Parenthood — and especially motherhood — is an immersive undertaking. The time commitment is 24/7; the emotional investment is immeasurable. Parents contend with sleep deprivation, feeding schedules, childcare concerns, school demands, infinite piles of laundry (so much laundry) …and that’s only the beginning. Add in work responsibilities, and it can seem impossible for working parents to find time to take care of themselves.
But self-care is critical. It’s the whole life equivalent of putting on your oxygen mask first so you can help those around you without, you know, passing out. In other words: Take care of yourself in order to effectively care for your kids, partner, aging parents, and so on.
Makes sense, right? Practicing self-care can ease feelings of being overwhelmed, stressed and maxed out, which means you’ll have extra energy for — and maybe find more joy in — all that parenting stuff. Here are five strategies to help you begin building self-care into your daily routine.
Prioritize the basics.
It’s 6 p.m., you’ve had a long day at work, the kids are hungry, and cooking dinner is the furthest thing from your mind, which means another night of mac and cheese. At least it’s not takeout, right? Post-bedtime, you’re finally sitting down to your dinner, which is (obviously) cold mac and cheese straight from the pan.
Sound a little too familiar?
If your focus on caring for others has totally eclipsed your needs, your first self-care priority should be establishing a routine that includes an adequate amount of sleep, healthy meals and exercise. Easier said than done, we know, but these basics will help keep you physically and mentally healthy and able to keep up with your kiddos. And, if improving all three isn’t realistic right now, start by focusing on how you can improve just one of those areas. Once you have one new habit going, try adding another.
Make the most of your mornings.
Alarms sound, babies cry, kids climb into your bed — whatever your wakeup call, the morning routine has begun. Getting the entire household out the door for work, daycare and school can be trying… to say the least. And when you start your day off anxious and frustrated, it can be a struggle to bounce back.
One solution? Wake up 30-60 minutes before your kids. Time alone in the morning to have a cup of coffee, get in a workout or shower in peace can change the a.m. dynamic for the whole family. No longer rushed or crazed, you might find that your renewed sense of calm makes everyone’s morning better.
Try mindfulness and meditation.
Working parents pride themselves on their ability to multitask. We’re responding to the boss’s email while bathing the kids, making doctor’s appointments on our lunch break, scrolling through social media posts during soccer practice. What we’re not doing is fully engaging with any one activity.
That’s where mindfulness comes in.
Mindfulness, according to mindfulness.org, is the “basic human ability to be fully present, aware of where we are and what we’re doing…” This seemingly simple act has been shown to help reduce stress and anxiety, boost focus and curb emotional reactiveness.
Meditation is one way to begin to cultivate mindfulness. Start by closing your eyes for a few minutes and focusing on your breath.

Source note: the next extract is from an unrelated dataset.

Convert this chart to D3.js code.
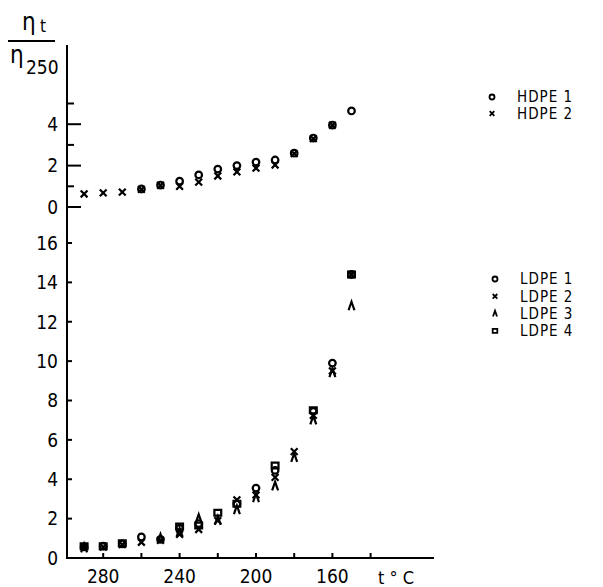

When your brain starts bugging you about your to-do list or ruminating over coworker drama, gently bring your awareness back to your breath. Not sure how to begin? Check out apps like Headspace or 10% Happier for guided meditations and more information about the benefits of mindfulness.
You do you.
Self-care isn’t one-size-fits-all. A ruckus “mom’s night out” at the local bar may be billed as “self-care” for those who feel reinvigorated by high-energy social events. But for others, socializing won’t recharge the batteries.
Don’t be afraid to do what’s right for you. Your BFF or partner may need to cut loose with friends once a month while you crave an hour each week to curl up with a good book. Be honest with yourself about how you want to spend the precious hours you have to take care yourself, then set boundaries and say no to the activities that aren’t doing you any good.
Make self-care stick.
Adopting an all-or-nothing attitude toward self-care can sabotage your efforts. Beating yourself up over missing a workout, skipping a meditation session or sleeping through your alarm expends unnecessary energy and is decidedly not self-care. That said, be mindful of ditching self-care when life gets extra stressful. An illness or death in the family, a major move, an intense deadline at work — these are the times when taking care of yourself becomes even more important.
To make self-care stick, set up routines that support your new habits. Be flexible and remember that doing something for yourself, even for just a few minutes, is always better than nothing. Don’t be afraid to ask for help if you’re finding that your “me time” is continually cut short by the demands of parenting or work. Lean on your partner to pick up slack around the house. Hire a sitter who can give you the few hours you need to attend your favorite yoga class. Take a hard look at your calendar and make some cuts to the family schedule. Then, block off that time for you. It is possible and with a little practice, self-care will become second nature.